Written exercise: Look for the string "this" and copy every line that has it.

-- BEGIN --

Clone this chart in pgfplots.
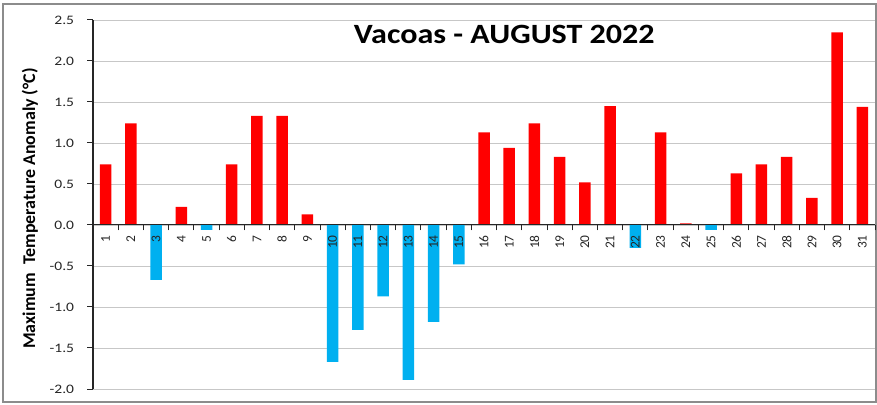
\documentclass[border=0pt]{standalone}
\usepackage{pgfplots}
\pgfplotsset{compat=1.18}
\usepackage{fontspec}
\setmainfont{Carlito}
\definecolor{barred}{RGB}{255,0,0}
\definecolor{barblue}{RGB}{0,176,240}
\pgfplotsset{
  layers/mylayers/.define layer set={axis background,axis grid,main,axis ticks,axis lines,axis tick labels,axis descriptions,axis foreground}{/pgfplots/layers/standard},
}
\begin{document}
\begin{tikzpicture}
\begin{axis}[
  set layers=mylayers,
  scale only axis, width=782bp, height=369bp,
  xmin=0.5, xmax=31.5, ymin=-2, ymax=2.5,
  axis x line=middle, axis y line=left,
  x axis line style={-, black!85, line width=1bp},
  y axis line style={-, black!85, line width=1.3bp},
  /pgf/number format/assume math mode=true,
  ytick={-2,-1.5,-1,-0.5,0,0.5,1,1.5,2,2.5},
  yticklabels={-2.0,-1.5,-1.0,-0.5,0.0,0.5,1.0,1.5,2.0,2.5},
  ytick align=outside, ytick style={black!85, line width=1bp},
  major tick length=5.5bp,
  xtick={1.5,2.5,...,31.5},
  xticklabels={},
  xtick align=outside,
  x tick style={black!85, line width=1bp},
  extra x ticks={1,...,31},
  extra x tick labels={1,2,3,4,5,6,7,8,9,10,11,12,13,14,15,16,17,18,19,20,21,22,23,24,25,26,27,28,29,30,31},
  extra x tick style={major tick length=0pt, grid=none,
    tick label style={rotate=90, anchor=east, font=\fontsize{13.5}{13.5}\selectfont, text=black!85, inner sep=0bp, xshift=-10bp}},
  yticklabel style={font=\fontsize{13}{13}\selectfont, xscale=1.2, text=black!85, inner sep=0bp, xshift=-11bp},
  ymajorgrids, grid style={black!22, line width=0.8bp},
  clip=false,
]
\addplot[ybar, bar width=11.5bp, bar shift=0pt, fill=barred, draw=none] coordinates {
  (1,0.74)(2,1.24)(4,0.22)(6,0.74)(7,1.33)(8,1.33)(9,0.13)
  (16,1.13)(17,0.94)(18,1.24)(19,0.83)(20,0.52)(21,1.45)(23,1.13)(24,0.02)
  (26,0.63)(27,0.74)(28,0.83)(29,0.33)(30,2.35)(31,1.44)};
\addplot[ybar, bar width=11.5bp, bar shift=0pt, fill=barblue, draw=none] coordinates {
  (3,-0.67)(5,-0.06)(10,-1.67)(11,-1.28)(12,-0.87)(13,-1.89)(14,-1.18)(15,-0.48)
  (22,-0.28)(25,-0.06)};
\node[font=\bfseries\fontsize{28}{28}\selectfont, xscale=1.15] at (rel axis cs:0.526,0.962) {Vacoas - AUGUST 2022};
\node[rotate=90, xshift=-4bp, yshift=63bp, font=\bfseries\fontsize{18}{18}\selectfont] at (rel axis cs:0,0.5) {Maximum\ \ Temperature Anomaly (°C)};
\end{axis}
\draw[black!45, line width=1.3bp] (-90bp,-13bp) rectangle (783bp,385bp);
\pgfresetboundingbox
\useasboundingbox (-93bp,-16bp) rectangle (784bp,389bp);
\end{tikzpicture}
\end{document}
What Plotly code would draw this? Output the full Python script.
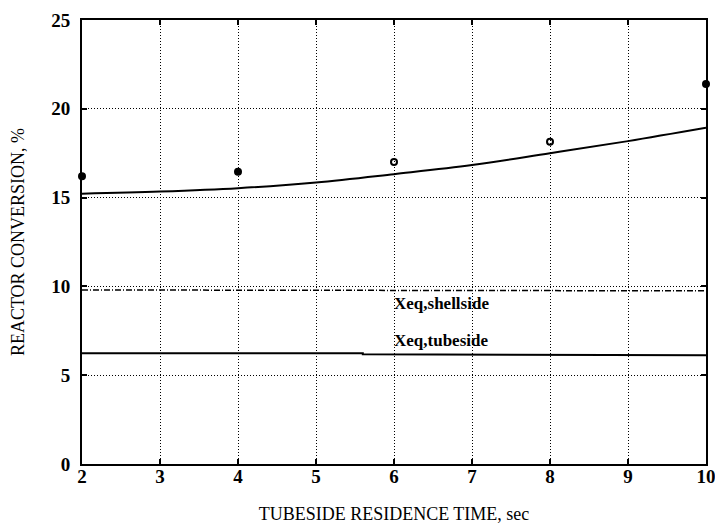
import plotly.graph_objects as go

# Data
exp_time = [2, 4, 6, 8, 10]
exp_conv = [16.2, 16.45, 17.0, 18.15, 21.4]
exp_symbols = ["circle", "circle", "circle-open", "circle-open", "circle"]

model_time = [2, 3, 4, 5, 6, 7, 8, 9, 10]
model_conv = [15.22, 15.34, 15.53, 15.85, 16.32, 16.83, 17.5, 18.18, 18.93]

shell_time = [2, 10]
shell_eq = [9.8, 9.75]

tube_time = [2, 5.6, 5.6, 10]
tube_eq = [6.24, 6.24, 6.18, 6.12]

labels = ["Xeq,shellside", "Xeq,tubeside"]
label_x = [6, 6]
label_y = [9.05, 6.97]

x_ticks = [2, 3, 4, 5, 6, 7, 8, 9, 10]
y_ticks = [0, 5, 10, 15, 20, 25]

FONT = "Liberation Serif"

fig = go.Figure()
fig.add_trace(go.Scatter(x=model_time, y=model_conv, mode="lines", line=dict(color="black", width=2, shape="spline"), showlegend=False))
fig.add_trace(go.Scatter(x=shell_time, y=shell_eq, mode="lines", line=dict(color="black", width=1.5, dash="6px,2px,1px,2px"), showlegend=False))
fig.add_trace(go.Scatter(x=tube_time, y=tube_eq, mode="lines", line=dict(color="black", width=2), showlegend=False))
fig.add_trace(go.Scatter(x=exp_time, y=exp_conv, mode="markers",
                         marker=dict(color="black", size=6, symbol=exp_symbols, line=dict(color="black", width=2)),
                         showlegend=False, cliponaxis=False))

for t, xx, yy in zip(labels, label_x, label_y):
    fig.add_annotation(x=xx, y=yy, text=t, showarrow=False, xanchor="left", yanchor="middle",
                       font=dict(family=FONT, size=17, color="black", weight="bold"), xshift=-2)

axis_common = dict(showline=True, linecolor="black", linewidth=2, mirror="ticks",
                   ticks="inside", ticklen=5, tickcolor="black", tickwidth=1.5,
                   showgrid=True, gridcolor="black", griddash="1px,2px", gridwidth=1,
                   zeroline=False, automargin=False, ticklabeloverflow="allow",
                   tickfont=dict(family=FONT, size=19, color="black", weight="bold"))

fig.update_xaxes(range=[2, 10], tickvals=x_ticks, ticklabelstandoff=-6, **axis_common,
                 title=dict(text="TUBESIDE RESIDENCE TIME, sec", font=dict(family=FONT, size=18, color="black"), standoff=24))
fig.update_yaxes(range=[0, 25], tickvals=y_ticks, ticklabelstandoff=6, **axis_common,
                 title=dict(text="REACTOR CONVERSION, %", font=dict(family=FONT, size=18, color="black"), standoff=22))

fig.update_layout(width=715, height=524, margin=dict(l=82, r=9, t=20, b=60),
                  plot_bgcolor="white", paper_bgcolor="white")

fig.write_html("out.html")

-- END --

Written response:
Clone this chart in pgfplots.
What Plotly code would draw this? Output the full Python script.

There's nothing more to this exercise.